Source code of charts:
********************

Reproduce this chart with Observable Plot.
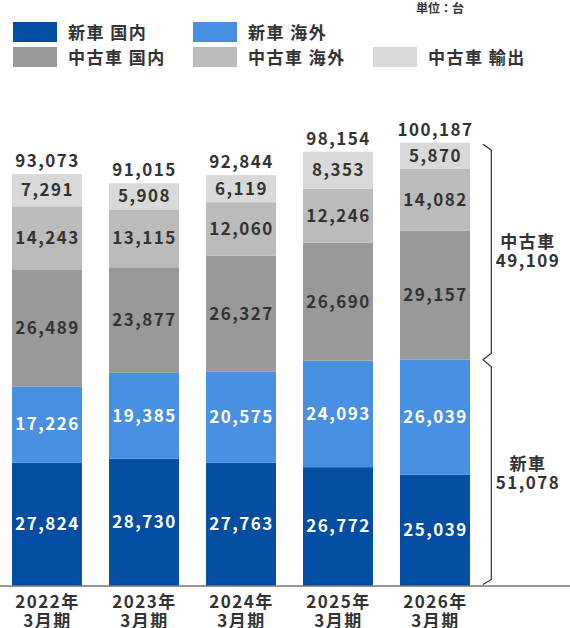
<!DOCTYPE html>
<html><head><meta charset="utf-8">
<script src="https://cdn.jsdelivr.net/npm/d3@7"></script>
<script src="https://cdn.jsdelivr.net/npm/@observablehq/plot@0.6"></script>
<style>
html,body{margin:0;padding:0;background:#fff;}
body{width:570px;height:628px;overflow:hidden;font-family:"Noto Sans CJK JP","Noto Sans",sans-serif;color:#333;}
#legend{position:relative;height:90px;}
.unit{position:absolute;left:416px;top:0;font-size:12px;font-weight:bold;line-height:16px;}
.item{position:absolute;height:20px;}
.sw{position:absolute;left:0;top:0;width:44px;height:20px;}
.lb{position:absolute;left:55px;top:-2px;font-size:17px;font-weight:bold;line-height:24px;white-space:nowrap;letter-spacing:1.5px;}
#chart svg{display:block;}
#chart svg text{letter-spacing:1.5px;font-weight:bold;}
</style></head>
<body>
<div id="legend"></div>
<div id="chart"></div>
<script>
// ---- data ----
const periods = ["2022年\n3月期", "2023年\n3月期", "2024年\n3月期", "2025年\n3月期", "2026年\n3月期"];
const seriesNames = ["新車 国内", "新車 海外", "中古車 国内", "中古車 海外", "中古車 輸出"];
const newDomestic  = [27824, 28730, 27763, 26772, 25039];
const newOverseas  = [17226, 19385, 20575, 24093, 26039];
const usedDomestic = [26489, 23877, 26327, 26690, 29157];
const usedOverseas = [14243, 13115, 12060, 12246, 14082];
const usedExport   = [7291, 5908, 6119, 8353, 5870];
const totals       = [93073, 91015, 92844, 98154, 100187];
const unitLabel = "単位：台";
const groupNames = ["新車", "中古車"];

// ---- styles (kept separate from data) ----
const colors = ["#034ea2", "#4a90e2", "#999999", "#bbbbbb", "#d9d9d9"];
const legendPos = [[13, 22], [193, 22], [13, 47], [193, 47], [373, 47]];

const seriesValues = [newDomestic, newOverseas, usedDomestic, usedOverseas, usedExport];
const fmt = d3.format(",");

// legend
const legend = document.getElementById("legend");
const u = document.createElement("div"); u.className = "unit"; u.textContent = unitLabel; legend.appendChild(u);
seriesNames.forEach((name, i) => {
  const it = document.createElement("div"); it.className = "item";
  it.style.left = legendPos[i][0] + "px"; it.style.top = legendPos[i][1] + "px";
  const sw = document.createElement("div"); sw.className = "sw"; sw.style.background = colors[i];
  const lb = document.createElement("div"); lb.className = "lb"; lb.textContent = name;
  it.appendChild(sw); it.appendChild(lb); legend.appendChild(it);
});

// rows
const rows = [];
periods.forEach((p, i) => seriesValues.forEach((vals, s) => rows.push({period: p, series: seriesNames[s], s, value: vals[i]})));
const totalRows = periods.map((p, i) => ({period: p, total: totals[i]}));
const last = periods.length - 1;
const lastPeriod = periods[last];
const newTotal = newDomestic[last] + newOverseas[last];
const usedTotal = usedDomestic[last] + usedOverseas[last] + usedExport[last];
const groupRows = [
  {label: groupNames[0], value: newTotal, mid: newTotal / 2},
  {label: groupNames[1], value: usedTotal, mid: newTotal + usedTotal / 2}
];

function bracket(index, scales) {
  const x = scales.x, y = scales.y;
  const bw = x.bandwidth ? x.bandwidth() : 71;
  const vx = x(lastPeriod) + bw + 21.3;
  const tx = vx - 8.3;
  const top = y(totals[last]), mid = y(newTotal), bot = y(0);
  const d = `M${tx},${top + 1.5}L${vx},${top + 7.5}L${vx},${mid - 6.5}L${tx},${mid}L${vx},${mid + 7}L${vx},${bot - 6}L${tx},${bot - 1}`;
  return d3.create("svg:path").attr("d", d).attr("fill", "none").attr("stroke", "#333").attr("stroke-width", 1.2).node();
}

const chart = Plot.plot({
  width: 570, height: 538,
  marginTop: 53.5, marginBottom: 42.5, marginLeft: 0, marginRight: 0,
  style: {fontFamily: "'Noto Sans CJK JP', 'Noto Sans', sans-serif", fontSize: "17px", color: "#333", background: "#fff"},
  x: {domain: periods, range: [10, 473], paddingInner: 27 / 98, paddingOuter: 0, axis: null},
  y: {domain: [0, 100000], axis: null},
  color: {type: "identity"},
  marks: [
    Plot.barY(rows, {x: "period", y: "value", z: "series", fill: d => colors[d.s]}),
    Plot.text(rows, Plot.stackY({x: "period", y: "value", z: "series", text: d => fmt(d.value),
      fill: d => d.s < 2 ? "#ffffff" : "#333333", fontSize: 17, fontWeight: "bold"})),
    Plot.text(totalRows, {x: "period", y: "total", text: d => fmt(d.total), dy: -13, fill: "#333", fontSize: 17, fontWeight: "bold"}),
    Plot.ruleY([0], {stroke: "#333", strokeWidth: 1}),
    Plot.axisX({tickSize: 0, tickPadding: 9, fontSize: 17, fontWeight: "bold", lineHeight: 1.1, label: null}),
    bracket,
    Plot.text(groupRows, {x: () => lastPeriod, y: "mid", text: d => `${d.label}\n${fmt(d.value)}`, dx: 92.5,
      lineHeight: 1.12, fill: "#333", fontSize: 17, fontWeight: "bold"})
  ]
});
document.getElementById("chart").appendChild(chart);
</script>
</body></html>
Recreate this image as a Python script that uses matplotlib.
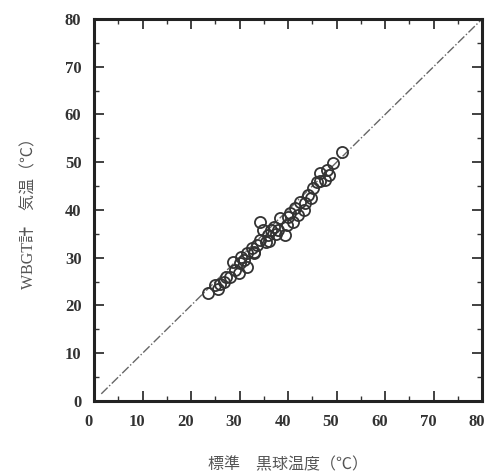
import matplotlib
matplotlib.use('Agg')
from matplotlib import pyplot as plt
from matplotlib.ticker import MultipleLocator
from matplotlib.transforms import ScaledTranslation

# standard globe temperature vs WBGT meter reading
globe_std = [23.6, 24.9, 26.0, 26.7, 28.0, 29.8, 28.7, 30.4, 31.5, 31.5, 32.5, 33.5,
             34.2, 34.2, 34.9, 35.9, 33.0, 36.5, 37.0, 38.4, 39.4, 39.7, 40.4, 41.1,
             41.4, 42.5, 43.2, 44.2, 45.2, 45.9, 46.6, 47.6, 48.0, 49.3, 51.1, 30.0,
             27.3, 35.5, 37.6, 42.0, 25.5, 29.0, 31.0, 33.0, 36.0, 38.0, 40.0, 43.5,
             44.8, 46.5, 48.5]
wbgt_meter = [22.6, 24.3, 24.6, 25.0, 26.0, 26.7, 29.2, 30.2, 30.9, 28.1, 32.0, 32.7,
              33.7, 37.5, 35.8, 34.8, 31.0, 35.8, 36.5, 38.3, 34.8, 36.9, 39.3, 37.5,
              40.4, 41.7, 40.0, 43.1, 44.5, 45.9, 47.7, 46.3, 48.4, 49.8, 52.2, 28.8,
              26.0, 33.2, 35.0, 39.0, 23.5, 27.5, 29.5, 31.2, 33.5, 35.8, 38.5, 41.5,
              42.5, 46.0, 47.3]
line_x = [1.5, 80]
line_y = [1.5, 80]

fig = plt.figure(figsize=(4.87, 4.74), dpi=100)
ax = fig.add_axes([0.193, 0.154, 0.797, 0.806])

ax.plot(line_x, line_y, color='#666666', linestyle='-.', linewidth=1.0)
ax.plot(globe_std, wbgt_meter, linestyle='none', marker='o', markersize=8,
        markerfacecolor='none', markeredgecolor='#333333', markeredgewidth=1.3)

ax.set_xlim(0, 80)
ax.set_ylim(0, 80)
ax.xaxis.set_major_locator(MultipleLocator(10))
ax.yaxis.set_major_locator(MultipleLocator(10))
ax.xaxis.set_minor_locator(MultipleLocator(5))
ax.yaxis.set_minor_locator(MultipleLocator(5))
ax.tick_params(which='both', direction='in', top=True, right=True, color='#333333')
ax.tick_params(which='major', length=7, width=1.3, pad=9)
ax.tick_params(which='minor', length=3.5, width=1.0)
for s in ax.spines.values():
    s.set_linewidth(2.2)
    s.set_color('#222222')

shift = ScaledTranslation(-4 / 72, 0, fig.dpi_scale_trans)
for lab in ax.get_xticklabels():
    lab.set_transform(lab.get_transform() + shift)
for lab in ax.get_xticklabels() + ax.get_yticklabels():
    lab.set_family(['Liberation Serif', 'DejaVu Serif'])
    lab.set_fontweight('bold')
    lab.set_fontsize(12)
    lab.set_color('#333333')

cjk = ['Liberation Serif', 'Noto Sans CJK JP']
ax.set_xlabel('標準　黒球温度（℃）', family=cjk, fontsize=11.5, color='#555555', labelpad=20)
ax.set_ylabel('WBGT計　気温（℃）', family=cjk, fontsize=11.5, color='#555555', labelpad=20)

fig.savefig('out.png', dpi=100)
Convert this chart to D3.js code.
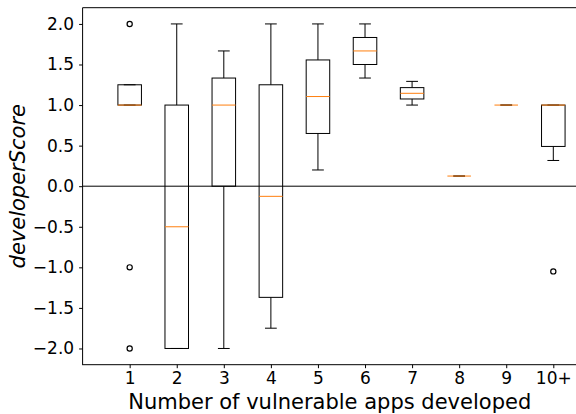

********************

- _Short task_: Which lines in the records above contain the string "this"? Copy each one.

- _Written response_:
Reproduce this chart with Observable Plot.
Recreate this image as a Python script that uses matplotlib.
Convert this chart to D3.js code.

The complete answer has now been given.